The way a migrant is defined, however, is a complex issue. For the International Organisation of Migration (IOM), a migrant is someone who is moving across borders or within a state, despite their legal status, the reasons and causes of the movement, or the length of the stay in the host country (IOM n.d.). The UNHCR, on the other hand, defines a migrant as someone who chooses to move mainly to improve his or her life (2016b). One of the reasons why the definition of ‘migrant’ is so complex is that it includes a wide range of people who are all in a different situation, who cross borders because of different reasons, yet all have their movement as a common factor (Koser 2007).

A ‘refugee’, on the other hand, is strictly defined by legal texts and international conventions. According to the Convention Relating to the Status of Refugees (1951) defines a refugee as someone who:

owing to a well-founded fear of being persecuted for reasons of race, religion, nationality, membership of a particular social group or political opinion, is outside the country of his nationality and is unable or, owing to such fear, is unwilling to avail himself of the protection of that country; or who, not having a nationality and being outside the country of his former habitual residence as a result of such events, is unable or, owing to such fear, is unwilling to return to it.

Finally, an ‘asylum seeker’ is someone who has fled their country of origin and has made a claim for asylum under the 1951 Refugee Convention, and their status has not yet been determined (O’ Neil 2010, 6; UNHCR 2011).

In his book ‘The Figure of the Migrant’ (2015), Thomas Nail adopts the use of the word ‘migrant’. He explains, however, that whilst everyone who crosses borders is a migrant, their movement differs as ‘[f]or some movement offers opportunity, recreation, and profit with only a temporary expulsion. For others, movement is dangerous and constrained, and their social expulsions are much more severe and permanent’ (2015, 2). While this book’s contributors use the terms interchangeably, Thomas Nail provides a history of the theory of the migrant in the first chapter of the book, providing an important guideline to this underlying challenge of terminology.
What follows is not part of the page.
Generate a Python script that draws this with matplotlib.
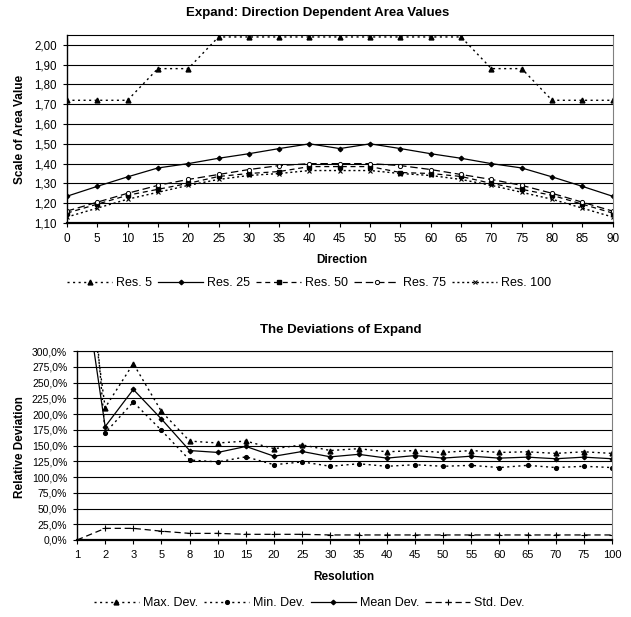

During the twentieth century, those who studied migration mainly focused on its economic aspects. Thus, the theories that developed during that period were mostly of an economic nature. The type of migration that characterises the most recent migratory flow – and the one that most contributors of this book focus on – is different, with a majority appearing to flee from conflict-affected areas.

An attempt to explain the reasons why people migrate was made by Ernest Ravenstein in 1885, when he published the ‘Laws of Migration’. Ravenstein came to the conclusion that migration is the result of a push and pull process that makes people cross borders, either by being pushed by their unfavourable countries’ conditions, or pulled by the host countries’ favourable conditions. The following suppositions are central to Ravenstein’s Laws: that migrants are less likely to move long distances; there is a process of absorption in which people who surround a rapidly growing town are drawn to it, thus leaving rural areas to migrants from distant areas; there is an inverse process of absorption with similar characteristics; each migration flow produces a counter-flow; migrants who move long distances usually prefer large centres with economic growth; those who live in a town are less likely to migrate than those in rural areas; and that women migrate more than men (Ravenstein 1885).

Migration theories of the twentieth century draw upon Ravenstein’s Laws of Migration, whilst focusing on the economics of migration (either internal migration or international migration). Everett Lee (1966) attempted to provide a Theory of Migration by emphasising push and pull factors, the difficulties migrants face, and migrant profiling (age, gender, class, education). The Neoclassical Economic Theory, which is mainly used to describe migration between two countries, suggests that there is a correlation between the global supply and demand for labour and the reason people migrate, effectively driven by a wage gap among geographical areas (Sjaastad 1962; Todaro 1969; Jennissen 2007). The Dual Labour Market Theory suggests that it is pull factors that lead people to migrate, because there is always demand for migrant workers in developed countries – something that is inherent in their economic structure (Piore 1979; Massey et al. 1993, 440–1; Jennissen 2007). Additionally, the World Systems Theory focuses on a more sociological examination of migration, suggesting that due to the interaction among global societies, migration is influenced by the capitalist development of the global market (Massey et al. 1993).

These dominant theories have been subjected to criticism (Arango 2000; Massey et al. 1998), notably that they are overtly focused on why some people move whilst ignoring why others do not, as well as a lack of attention to state policies as influencers of migration. As Arango (2000) notes, migration is ‘both very complex and straightforward’. General explanations are therefore bound to be ‘reductionistic’. However, the basic unequal distribution of resources (including a ‘safe living environment’) lies convincingly at the basis of many migration patterns. In any case, in order to adequately describe migration in the twenty-first century these commonly applied theories need to be expanded to include a number of other dimensions beyond the economic ‘push and pull’. These should include societal factors and broader social processes and changes. Recent attempts to expand the theoretical debate have led to more interdisciplinary approaches to theorising migration (Massey et al. 1993; Favell 2008; Bretell and Hollifield 2000; Castles 2008). This book seeks to contribute to this growing interdisciplinary debate.

One critical dimension is evident from recent developments: the inclusion of refugees in the larger debate. And while the development of an actual theory to describe current developments may be too farfetched – and considering the complexity of the problem also not necessarily desirable – a collection of critical approaches to discuss the topic should provide a guide to what is relevant in this increasingly complex field.